2) This one yells "get off my lawn!" and proceeds to explain why he doesn't like kids walking through his grass, and gives the complete history of him yelling at kids and then goes into detail why staying off his lawn is best for everybody.
The author of curl is the latter. It would take much less time and effort to just write something fun into it, AND document it. Good grief, life is short, software development should be fun, even while remaining professional.
The linked article is only a few hundred words long. It probably took Daniel half an hour to write. It would take far longer to write, integrate, test, document, and maintain even a simple easter egg to the same quality standards as the rest of the curl project.
That last bit is key - to the same quality standards. curl is a really well-done, carefully-built-and-tested project. If we were talking about most other pieces of software - yes, a small easter egg wouldn't have taken much effort. Not in this case.
If someone else had volunteered to take on all of the effort of maintaining the easter egg, Daniel might let it in - but that would still be more work on his part to rope them in to test their thing after every change to code adjacent to the feature.
Conversely, nobody prevents you from forking curl and adding the easter egg in yourself. Why don't you?
Yeah, next time I'm on the highway and go into my foot-brake's "About" menu and click on the word "2020" twenty times I might be in serious danger of crashing my car!
Yes because it'll load an image from a domain that expired and is now
controlled by a nefarious third-party. The image is now a payload targeting the
out of date image loading lib used by the onboard entertainment system that has
seen no updates for 5 years.
This entertainment system is connected to the actual driving electronics of the
car that will now brake at full force the next time it reaches 130 km/h.
This scenario is fictional, but possible. cf. the works of Charlie Miller and Chris Valasek.
> This entertainment system is connected to the actual driving electronics
That's the actual problem in your scenario. You can try to blame the kids for having fun all you like -- you might even be able to make it stick -- but it doesn't make you right.
> Well, you shouldn't be doing Y with X. That's the real problem.
What does it matter?
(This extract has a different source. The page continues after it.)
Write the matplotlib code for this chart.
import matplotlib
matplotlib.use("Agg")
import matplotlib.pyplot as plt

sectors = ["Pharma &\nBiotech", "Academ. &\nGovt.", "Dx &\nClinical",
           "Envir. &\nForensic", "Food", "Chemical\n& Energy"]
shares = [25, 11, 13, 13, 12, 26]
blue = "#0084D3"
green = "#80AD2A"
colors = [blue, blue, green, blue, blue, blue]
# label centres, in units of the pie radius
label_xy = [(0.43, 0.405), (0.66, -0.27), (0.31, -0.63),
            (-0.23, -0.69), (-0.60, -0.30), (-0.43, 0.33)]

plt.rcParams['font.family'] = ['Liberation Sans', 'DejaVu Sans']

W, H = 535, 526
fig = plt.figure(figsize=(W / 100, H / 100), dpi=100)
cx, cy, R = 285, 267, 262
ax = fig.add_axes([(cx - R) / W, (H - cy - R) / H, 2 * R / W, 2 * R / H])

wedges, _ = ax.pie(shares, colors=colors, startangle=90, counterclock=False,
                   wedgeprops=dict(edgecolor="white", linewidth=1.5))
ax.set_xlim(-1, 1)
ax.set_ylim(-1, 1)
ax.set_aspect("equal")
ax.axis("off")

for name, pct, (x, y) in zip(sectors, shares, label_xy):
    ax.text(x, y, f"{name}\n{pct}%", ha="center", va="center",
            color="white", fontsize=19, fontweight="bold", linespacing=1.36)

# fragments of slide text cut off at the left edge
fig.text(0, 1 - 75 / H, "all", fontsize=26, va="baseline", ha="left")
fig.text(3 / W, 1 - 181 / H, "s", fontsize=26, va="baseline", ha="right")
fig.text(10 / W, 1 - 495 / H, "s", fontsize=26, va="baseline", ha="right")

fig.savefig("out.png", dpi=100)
If people are doing Y with X, and you as the author of X can improve that path, then you should do that. Normative ideas about what people should be doing don't make a difference.
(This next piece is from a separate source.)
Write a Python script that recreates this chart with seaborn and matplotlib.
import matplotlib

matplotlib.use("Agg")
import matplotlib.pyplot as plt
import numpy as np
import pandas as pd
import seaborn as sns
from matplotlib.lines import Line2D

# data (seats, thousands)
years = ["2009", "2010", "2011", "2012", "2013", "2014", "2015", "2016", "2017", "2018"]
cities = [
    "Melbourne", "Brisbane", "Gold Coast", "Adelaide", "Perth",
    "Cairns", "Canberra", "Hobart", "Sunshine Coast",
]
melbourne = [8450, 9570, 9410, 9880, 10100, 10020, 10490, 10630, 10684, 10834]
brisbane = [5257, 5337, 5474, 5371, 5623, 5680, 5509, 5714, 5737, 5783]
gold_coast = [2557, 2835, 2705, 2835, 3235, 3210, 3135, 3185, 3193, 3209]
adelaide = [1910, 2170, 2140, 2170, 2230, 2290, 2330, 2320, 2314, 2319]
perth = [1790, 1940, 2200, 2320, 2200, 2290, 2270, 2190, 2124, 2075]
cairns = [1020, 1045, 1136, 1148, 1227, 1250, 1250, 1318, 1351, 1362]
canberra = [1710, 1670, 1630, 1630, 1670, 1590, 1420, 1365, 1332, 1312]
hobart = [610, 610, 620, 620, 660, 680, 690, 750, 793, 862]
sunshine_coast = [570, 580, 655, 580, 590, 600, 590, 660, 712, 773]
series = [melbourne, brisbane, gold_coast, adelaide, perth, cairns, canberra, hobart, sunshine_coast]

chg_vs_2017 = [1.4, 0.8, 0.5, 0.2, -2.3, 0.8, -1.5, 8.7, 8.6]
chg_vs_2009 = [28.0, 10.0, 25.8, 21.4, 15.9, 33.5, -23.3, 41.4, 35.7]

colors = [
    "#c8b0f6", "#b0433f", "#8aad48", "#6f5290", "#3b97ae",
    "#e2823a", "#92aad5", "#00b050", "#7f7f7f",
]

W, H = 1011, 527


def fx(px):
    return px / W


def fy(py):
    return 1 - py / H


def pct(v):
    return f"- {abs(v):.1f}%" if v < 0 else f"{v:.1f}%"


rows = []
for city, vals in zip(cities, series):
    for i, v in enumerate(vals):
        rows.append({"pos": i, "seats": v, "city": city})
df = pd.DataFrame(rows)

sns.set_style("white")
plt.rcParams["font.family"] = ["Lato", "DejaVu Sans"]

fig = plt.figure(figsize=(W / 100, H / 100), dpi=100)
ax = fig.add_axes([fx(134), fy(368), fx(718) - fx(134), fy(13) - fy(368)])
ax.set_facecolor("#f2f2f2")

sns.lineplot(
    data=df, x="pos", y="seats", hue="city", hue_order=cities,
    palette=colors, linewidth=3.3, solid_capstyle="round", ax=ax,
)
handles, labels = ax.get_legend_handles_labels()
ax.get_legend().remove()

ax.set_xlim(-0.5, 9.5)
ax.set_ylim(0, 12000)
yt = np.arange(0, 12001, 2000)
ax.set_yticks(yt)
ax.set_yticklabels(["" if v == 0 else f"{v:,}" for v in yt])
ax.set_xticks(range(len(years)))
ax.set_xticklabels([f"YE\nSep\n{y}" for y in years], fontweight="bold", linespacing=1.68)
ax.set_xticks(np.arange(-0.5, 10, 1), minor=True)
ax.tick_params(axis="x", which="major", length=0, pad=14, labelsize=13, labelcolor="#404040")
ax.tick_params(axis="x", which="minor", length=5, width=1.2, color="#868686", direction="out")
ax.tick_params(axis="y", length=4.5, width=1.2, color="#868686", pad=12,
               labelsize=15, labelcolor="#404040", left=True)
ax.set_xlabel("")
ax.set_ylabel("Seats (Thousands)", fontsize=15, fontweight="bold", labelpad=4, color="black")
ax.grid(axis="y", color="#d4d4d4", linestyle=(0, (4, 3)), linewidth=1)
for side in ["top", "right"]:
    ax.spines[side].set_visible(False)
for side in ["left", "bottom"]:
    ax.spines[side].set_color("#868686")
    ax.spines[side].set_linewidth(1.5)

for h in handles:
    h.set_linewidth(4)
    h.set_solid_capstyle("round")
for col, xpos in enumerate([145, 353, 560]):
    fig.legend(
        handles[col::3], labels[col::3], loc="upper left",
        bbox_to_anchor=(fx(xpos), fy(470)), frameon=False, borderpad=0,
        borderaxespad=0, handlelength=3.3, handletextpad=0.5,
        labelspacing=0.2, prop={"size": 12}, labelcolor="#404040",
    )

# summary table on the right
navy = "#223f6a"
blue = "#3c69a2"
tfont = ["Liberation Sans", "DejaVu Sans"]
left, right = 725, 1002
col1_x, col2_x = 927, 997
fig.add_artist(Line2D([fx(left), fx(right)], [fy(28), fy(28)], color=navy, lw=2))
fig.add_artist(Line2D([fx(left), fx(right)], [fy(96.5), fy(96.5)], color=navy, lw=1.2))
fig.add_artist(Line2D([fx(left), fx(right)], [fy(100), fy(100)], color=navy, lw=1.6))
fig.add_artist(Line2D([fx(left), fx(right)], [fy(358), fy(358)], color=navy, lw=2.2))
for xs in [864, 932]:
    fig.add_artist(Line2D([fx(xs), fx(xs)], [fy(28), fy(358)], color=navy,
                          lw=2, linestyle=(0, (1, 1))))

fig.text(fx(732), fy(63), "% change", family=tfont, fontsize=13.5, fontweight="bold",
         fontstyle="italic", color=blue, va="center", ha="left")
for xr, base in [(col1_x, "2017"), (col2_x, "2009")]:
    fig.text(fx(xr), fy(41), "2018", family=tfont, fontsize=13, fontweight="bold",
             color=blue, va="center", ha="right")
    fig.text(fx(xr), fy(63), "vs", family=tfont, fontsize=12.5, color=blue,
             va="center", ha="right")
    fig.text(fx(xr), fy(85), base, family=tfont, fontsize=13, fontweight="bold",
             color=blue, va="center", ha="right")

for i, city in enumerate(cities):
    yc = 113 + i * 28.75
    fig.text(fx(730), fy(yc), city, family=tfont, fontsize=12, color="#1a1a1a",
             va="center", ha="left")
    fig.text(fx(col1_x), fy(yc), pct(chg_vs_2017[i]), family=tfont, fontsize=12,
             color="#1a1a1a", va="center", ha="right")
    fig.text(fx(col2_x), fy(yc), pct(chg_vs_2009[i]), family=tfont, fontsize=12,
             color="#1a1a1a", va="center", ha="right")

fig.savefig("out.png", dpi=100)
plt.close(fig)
(You can see this a lot with the Go community. "Go doesn't support [language feature in common use for longer than Keith Richards has been alive]" "Well, you shouldn't be using [language feature in common use for longer than Keith Richards has been alive]" etc etc.)
> X wasn't really designed/is not very suitable to do Y. Why did you resort to do Y with X?
It opens a lot more possibilities and doesn't sound too hostile. Maybe you get to learn that Z which is made to do Y is broken. Maybe a part of that person's workflow requires X specifically. One can learn a lot of things this way.
Consider a person asking about using some surgical equipment on themselves (though they likely wouldn't ask it on StackExchange). Normally, you shouldn't perform surgeries on yourself, but what if you're stranded in Antarctica during the winter night and your life depends on it?
It's worth adding that I agree with the main point that software should be fun, and Easter eggs should be allowed. I'd just prefer to argue for it on the grounds that (a) it's possible to make software fun without making it dangerous, rather than (b) software is fun, dammit, and if that crashes your plane then your plane was built wrong.
Easter eggs can get invoked in unintuitive ways and as a result can cause serious issues. Sure you can make easter eggs that are "safe" but the mental overhead to doing so just is absolutely not worth it for anything that could potentially end up in a security critical or automated path.
It's easier to just take a hard line stance and say "I don't want my projects to ever run the risk of losing someone millions of dollars or worse get somebody injured/killed because we decided to add an unnecessary joke".
That's the best example you can come up with? A bug in an easter egg broke a test related to manuals?
See, I think security and reliability are good arguments for minimalism and that minimalism is a reason to get rid of easter eggs -- I just think that in most applications nobody gives one genuine whit about minimalism, except as a universal argument of last resort to kill an otherwise completely unobjectionable feature that they don't like.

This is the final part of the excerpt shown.